Thread: sin(x - pi/3) = 0

1. sin(x - pi/3) = 0

"The Humongus Book of Trigonometry Problems" (by Kelley) has the problem

sin (x - pi/3) = 0

as one of their "Advanced Trigonometric Equations". After a bunch of steps, the answers for between 0 and 2*pi as:

pi/3, 2pi/3, 4pi/3, 5pi/3

How can 2pi/3 be a solution? I plug in and get sin(pi/3) and that is not zero. A similar problem with 5pi/2.

2. Re: sin(x - pi/3) = 0

Originally Posted by duckey123
"The Humongus Book of Trigonometry Problems" (by Kelley) has the problem
sin (x - pi/3) = 0 as one of their "Advanced Trigonometric Equations". After a bunch of steps, the answers for between 0 and 2*pi as:
pi/3, 2pi/3, 4pi/3, 5pi/3 How can 2pi/3 be a solution? I plug in and get sin(pi/3) and that is not zero. A similar problem with 5pi/2.

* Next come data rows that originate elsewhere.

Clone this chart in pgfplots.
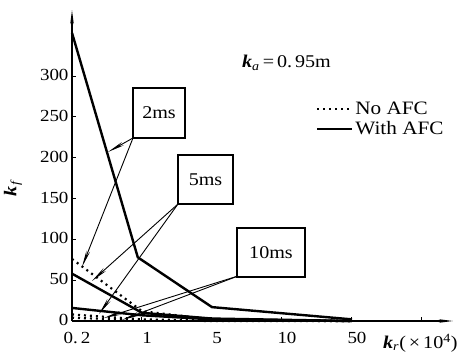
\documentclass[border=0pt]{standalone}
\usepackage{fontspec}
\setmainfont{Liberation Serif}[FakeStretch=1.12]
\usepackage{pgfplots}
\pgfplotsset{compat=1.18}
\usetikzlibrary{arrows.meta}

\pgfplotstableread{
x y
0 353
0.94 78
2 17
4 2
}\twoafc
\pgfplotstableread{
x y
0 76
1 12
2 2
4 0
}\twono
\pgfplotstableread{
x y
0 58
1 10
2 3
4 0
}\fiveafc
\pgfplotstableread{
x y
0 8
1 2
2 0.5
4 0
}\fiveno
\pgfplotstableread{
x y
0 16
1 7
2 2
4 0
}\tenafc
\pgfplotstableread{
x y
0 4
1 1
2 0
4 0
}\tenno

\begin{document}
\begin{tikzpicture}
\begin{axis}[
  at={(0bp,0bp)}, anchor=south west,
  scale only axis, width=381bp, height=311bp,
  xmin=0, xmax=5.443, ymin=0, ymax=381,
  axis x line=bottom, axis y line=left,
  axis line style={line width=1.4bp, -{Stealth[length=14bp,width=3.5bp]}},
  xtick={0,1,2,3,4,5}, xticklabels={0.\,2,1,5,10,50,{}},
  ytick={0,50,...,300},
  tick align=inside, major tick length=4bp,
  tick style={line width=1bp, black},
  ticklabel style={font=\fontsize{17}{19}\selectfont},
  yticklabel style={yshift=1bp},
  xticklabel style={yshift=-8bp, xshift=5bp},
  /pgf/number format/assume math mode=true,
  clip=false,
  legend style={draw=none, fill=none, at={(0.64,0.71)}, anchor=north west,
    font=\fontsize{19}{21}\selectfont, inner sep=0pt, row sep=1bp},
  legend cell align=left,
  legend image code/.code={\draw[#1] (0bp,0bp) -- (35bp,0bp);},
  nofc/.style={black, line width=2.2bp, dash pattern=on 2bp off 4bp},
  afc/.style={black, line width=2.4bp},
]
\addlegendimage{nofc}
\addlegendentry{No AFC}
\addlegendimage{afc}
\addlegendentry{With AFC}
\addplot[afc, forget plot] table {\twoafc};
\addplot[nofc, forget plot] table {\twono};
\addplot[afc, forget plot] table {\fiveafc};
\addplot[nofc, forget plot] table {\fiveno};
\addplot[afc, forget plot] table {\tenafc};
\addplot[nofc, forget plot] table {\tenno};
\end{axis}
% annotation boxes
\begin{scope}[line width=1.2bp, font=\fontsize{18}{20}\selectfont]
\draw (61bp,183bp) rectangle (113bp,233bp);
\node at (87bp,208bp) {2ms};
\draw (106bp,117bp) rectangle (161bp,166bp);
\node at (133.5bp,141.5bp) {5ms};
\draw (165bp,44bp) rectangle (233bp,93bp);
\node at (199bp,68.5bp) {10ms};
\end{scope}
\begin{scope}[line width=0.9bp, -{Stealth[length=17bp,width=3.8bp]}]
\draw (61bp,183bp) -- (36bp,169bp);
\draw (61bp,183bp) -- (10bp,54bp);
\draw (106bp,117bp) -- (20bp,40bp);
\draw (106bp,117bp) -- (27bp,7bp);
\draw (166bp,45bp) -- (32bp,3bp);
\draw (166bp,45bp) -- (50bp,1bp);
\end{scope}
% labels
\node[font=\fontsize{18}{20}\selectfont, anchor=west, inner sep=0pt] at (170bp,258bp)
  {\textbf{\textit{k}}\textsubscript{\textit{a}}\,=\,0.\,95m};
\node[font=\fontsize{18}{20}\selectfont, rotate=90] at (-59bp,133bp)
  {\textbf{\textit{k}}\textsubscript{\textit{f}}};
\node[font=\fontsize{18}{20}\selectfont, anchor=west, inner sep=0pt] at (311bp,-22bp)
  {\textbf{\textit{k}}\textsubscript{\textit{r}}(\,×\,10\textsuperscript{4})};
\pgfresetboundingbox
\path (-72bp,-33bp) rectangle (402bp,321bp);
\end{tikzpicture}
\end{document}
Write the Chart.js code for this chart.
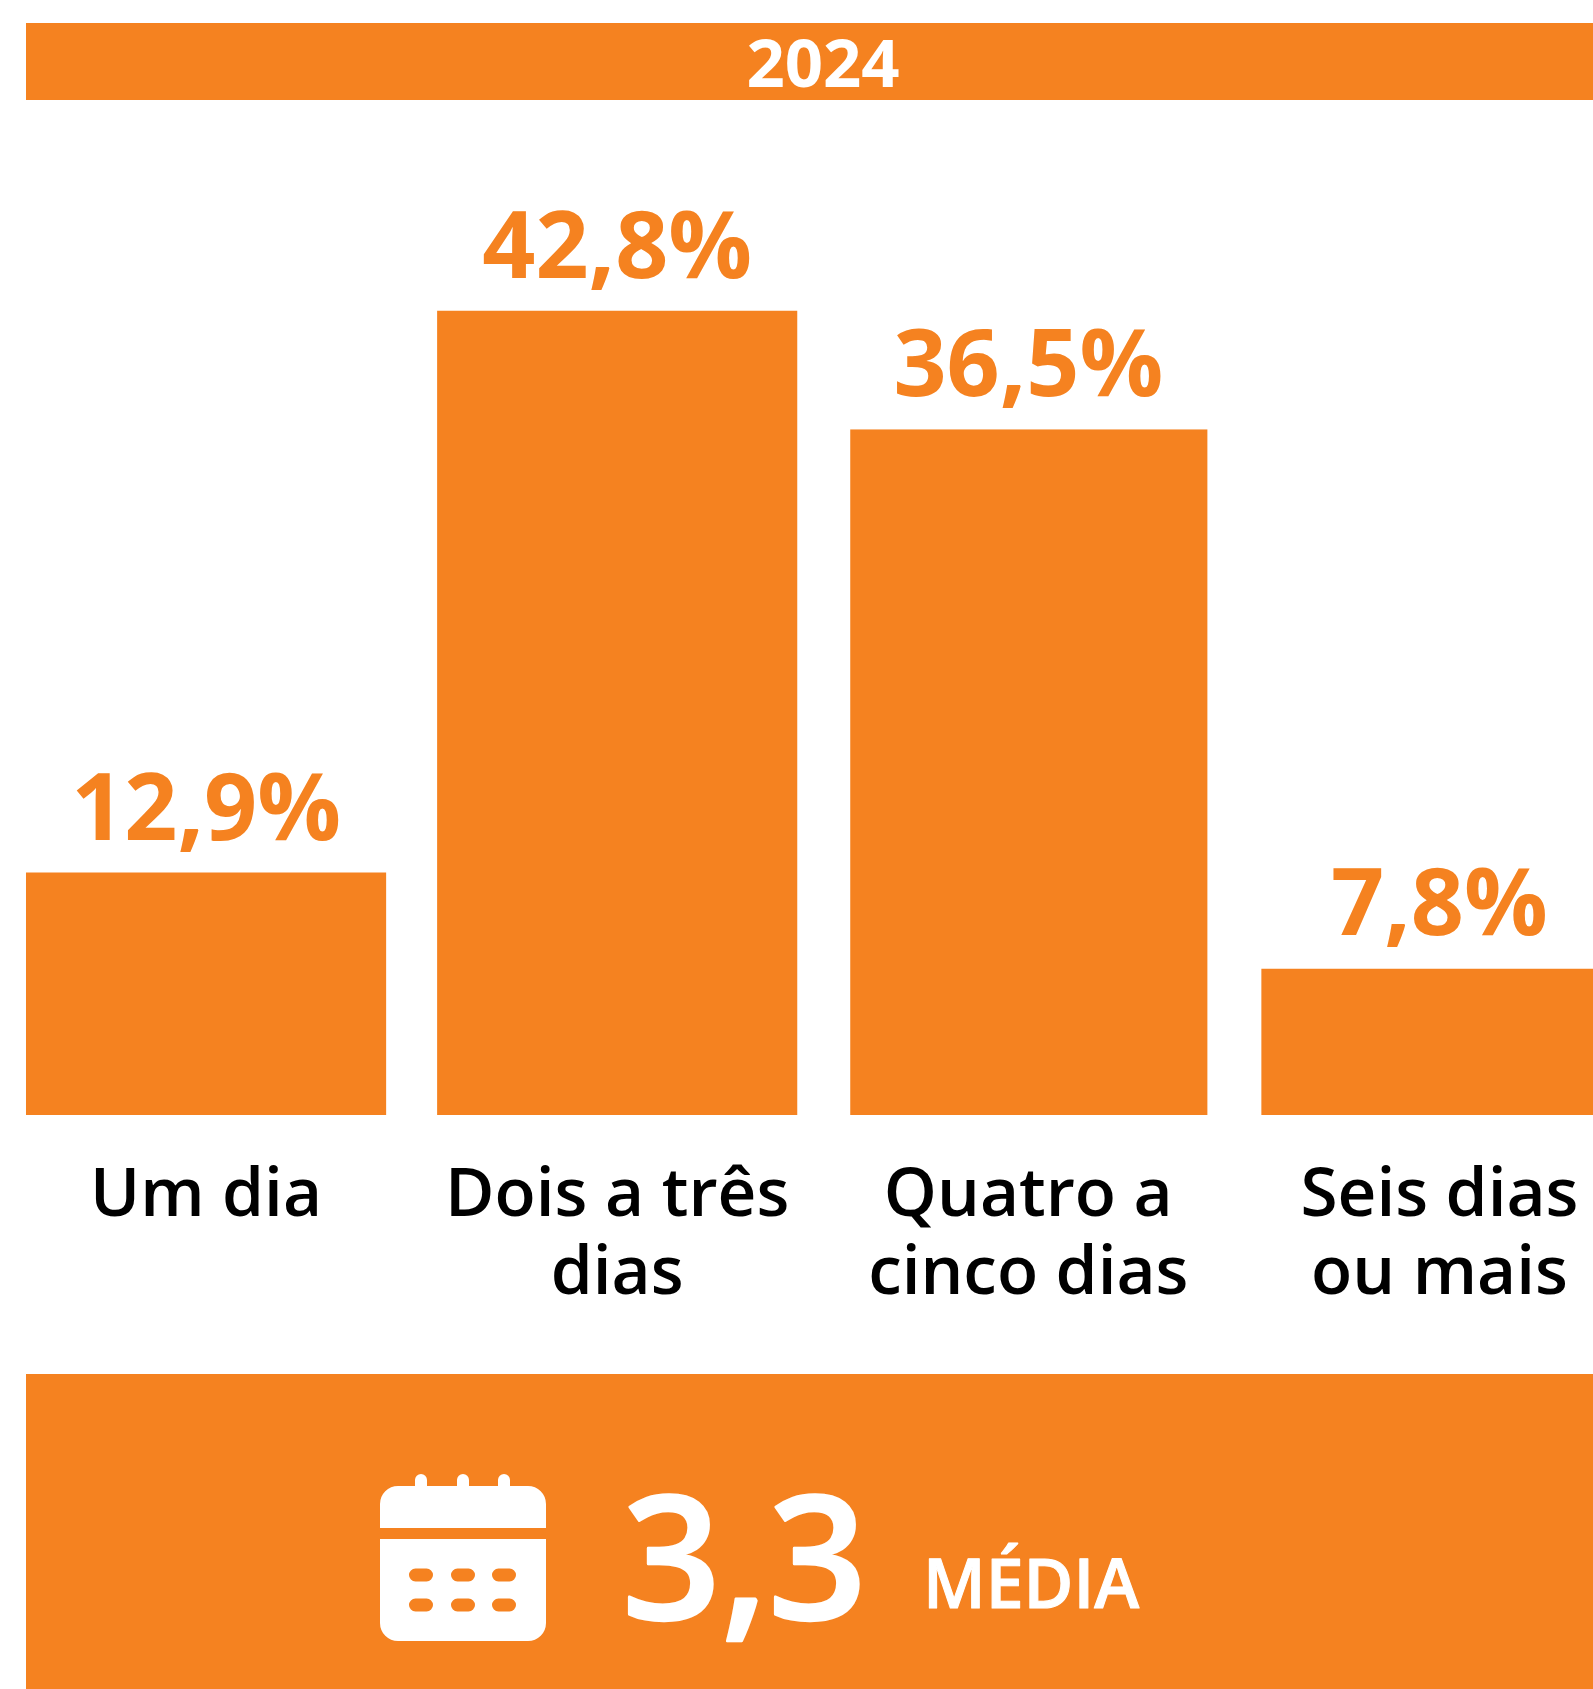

$\displaystyle \sin \left( {\frac{\pi }{3} - \frac{\pi }{3}} \right) = 0\quad ,\;\sin \left( {\frac{{4\pi }}{3} - \frac{\pi }{3}} \right) = 0$

3. Re: sin(x - pi/3) = 0

Where did 2pi/3 and 5pi/3 come into play?

4. Re: sin(x - pi/3) = 0

Originally Posted by duckey123
Where did 2pi/3 and 5pi/3 come into play?
Nowhere! There are only two solutions. See HERE.